Redescobrindo a nós mesmos, vamos encontrar o nosso lugar na história. Quanto melhor conhecemos o nosso verdadeiro ser, melhor será o valor de nossa vida para os outros.

 

De onde minha identidade ganha seus contornos originais? No mistério da alteridade, no encontro com o outro que me provoca a ser. A alteridade está no centro da construção da identidade, porque esta não se acha totalmente dada (como a existência), mas está para ser construída.

A identidade de João Batista é realçada pela alteridade do Messias que “está no meio de vós...; e eu não mereço desamarrar a correia de suas sandálias”.

A alteridade é fator constitutivo da identidade. O outro não é o inimigo, o intruso, mas facilitador de minha identidade. O outro é exatamente aquele que, justo por sua alteridade, chama-me, convoca-me e assim me faz sair do enclausuramento em mim mesmo. Aqui se revela o dinamismo mobilizador presente no pró-prio nome

Cada um de nós tem um nome, que é próprio, não comum. É de uma pessoa. Ele expressa o nosso ser,  indica uma missão a realizar, uma vocação, um apelo a responder.. Somos chamados. É isso que signi-fica ter um nome. É preciso crescer na consciência de que o próprio nome tem uma história e manifesta uma identidade única, irrepetível, original. O nome próprio está relacionado com nossa realidade pessoal, responsável, criativa e livre.

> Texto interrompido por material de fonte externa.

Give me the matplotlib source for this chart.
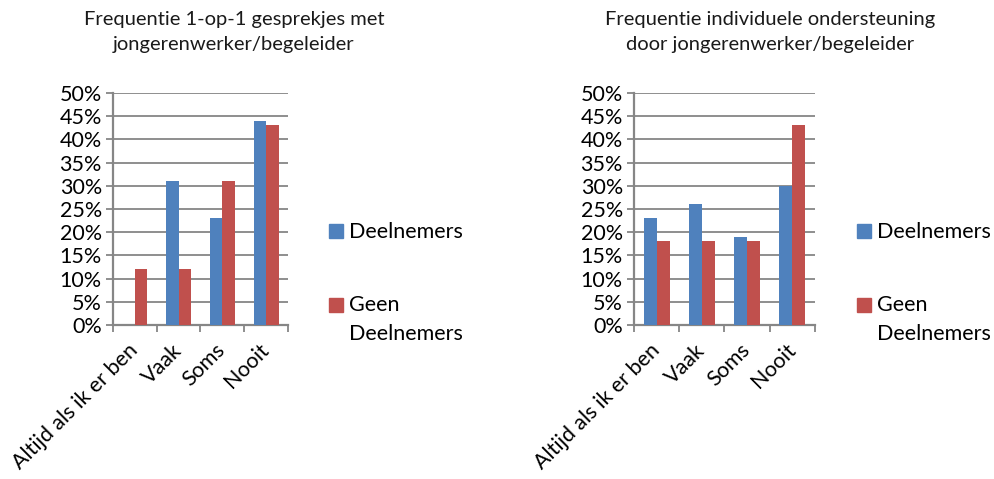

Na Bíblia, o nome é algo dinâmico, é um programa. A troca de nome implica uma missão que deve ser realizada pela pessoa (Gen, 17,5; Jo. 1,42).

Um nome novo: uma aventura que começa; uma história a ser construída. Nosso nome secreto Deus o conhece. Ter recebido um nome de Deus significa tomar um lugar na história, uma missão a cumprir.

 

Texto bíblico:   Jo 1,6-8.19.28

 

Na oração:  Diante da presença de Deus, procure estar aberto ao

                      contato com a própria realidade interior, para que venha à superfície aquilo que o sustenta e dignifica o seu viver.

- Dirija seu olhar para o que é mais íntimo em você, onde nascem sentimentos e valores, desejos e atitudes... onde você é convidado a se alegrar com os rastros da Graça. 

- Qual é a verdade original presente no seu nome?

- Quê você acredita ser o mais autêntico em sua maneira de ser e viver?